I’ve been trying to figure out why my back is bothering me so much lately.

I had a mild case of polio as a kid and, ever since, my posture, the position of my neck and scoliosis have plagued me. My parents sent me to posture school when I was in 4th grade, which helped (I bet you didn’t know that was a thing, did you?) but still it was never perfect. You might notice I move around a lot when sitting. It’s not because I’m in pain but everything doesn’t align quite right.

I’ll never forget the moment I met my future in-laws for the first time. We were sitting at their large dining room table. Everything about the dinner was formidable: the fact that I was only 19 and not yet the person I would become, the size of the table, the elegance of the setup, the gourmet food that just kept coming. After an hour or so went by, the woman who was soon to be my mother-in-law, looked over at me and said: “What is wrong with you? Can’t you sit up straight?” I should have called it off then, but, no, I endured her for 15 years before my husband and I called it quits!

But I digress.

23 years ago, I was getting nerve pain in my arms and legs. I went to a neurologist. He did all the usual tests and concluded it was how I held my head. Then he did a wonderful thing: he suggested I find a Pilates instructor who understood the body. I searched, trying out different trainers, and eventually found Jen. Jen had been a ballet dancer. She truly got what was going on with me. For over 20 years I have been doing weekly workouts with her. My body is limber and, for the most part, I maintain it without pain. That plus tennis, biking and walking keep me in shape. (okay, truth: not so much tennis, biking or jogging now, but lots and lots of walking.)

So why is my back bothering me so much recently? Do you remember when you walked or drove to meetings? When you would meet clients for coffe or lunch? Sometimes I’d go to 3 or 4 meetings in a day and there was a break after each one. (I’ve worked from home for 21 years so mostly my meetings were in different locations.)

Not since the pandemic! All my meetings are online. I can schedule them back to back (how’s that for time management?) which means I might be sitting for 3 – 5 hours at a time. How efficient! And, when I’m not in meetings, I can write blogs, newsletters and engage on social media. Create new material. Contact people by phone. And, all the while, what am I doing? Sitting!

I’m writing postcards every night to get out the vote in Michigan and Wisconsin. I find the documentaries on Netflix of great interest.

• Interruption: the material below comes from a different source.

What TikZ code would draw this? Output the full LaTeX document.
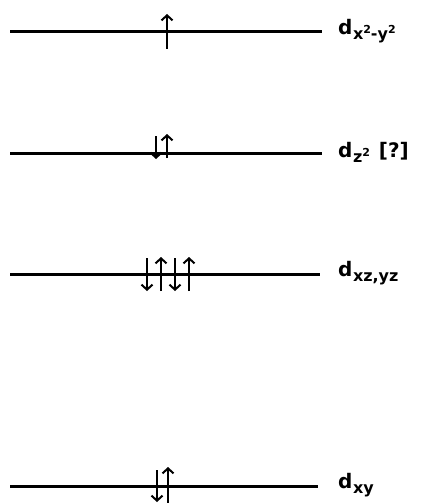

And, it’s important to listen to the news, if only to catch up on the lates Covid information or who Biden is going to choose for his running mate.

My time is being managed really well, and my body is going to – well you know where it’s going.

So, here comes the twist: In this age of Covid, you must think about time differently. Here are my thoughts on how you can make the most of your time now:

  • Plan breaks into your day – I am now walking 3-4 miles daily to force me to leave my desk and computer. Or, I walk first thing in the morning and start my day later. I’ve started to play the piano again. A 10-minute break finds me eagerly working on Pachobel’s Canon. And, if my back acts up, I take to the floor and vigorously exercise.
  • Breaks provide energy. Energy provides free thinking. Thinking provides creativity. And, you know, where creativity leads – straight down the path to innovation.
  • Find silence in every day. Silence lets you sit with your thoughts. Sitting (literally or not) in silence results in the ideas that come when you are thinking. Someone I know suggests journaling first, then sit in silence.
  • Now, when you sit down to work you accomplish more, you are actively involved in what you are doing.
  • And, you are kinder to your body.

This new routine is definitely making a difference. You can find yours. Don’t think you have the time to take breaks? Try it! A small one every few hours will increase your concentration, bring down your stress levels and boost your productivity. Let me know how it works for you.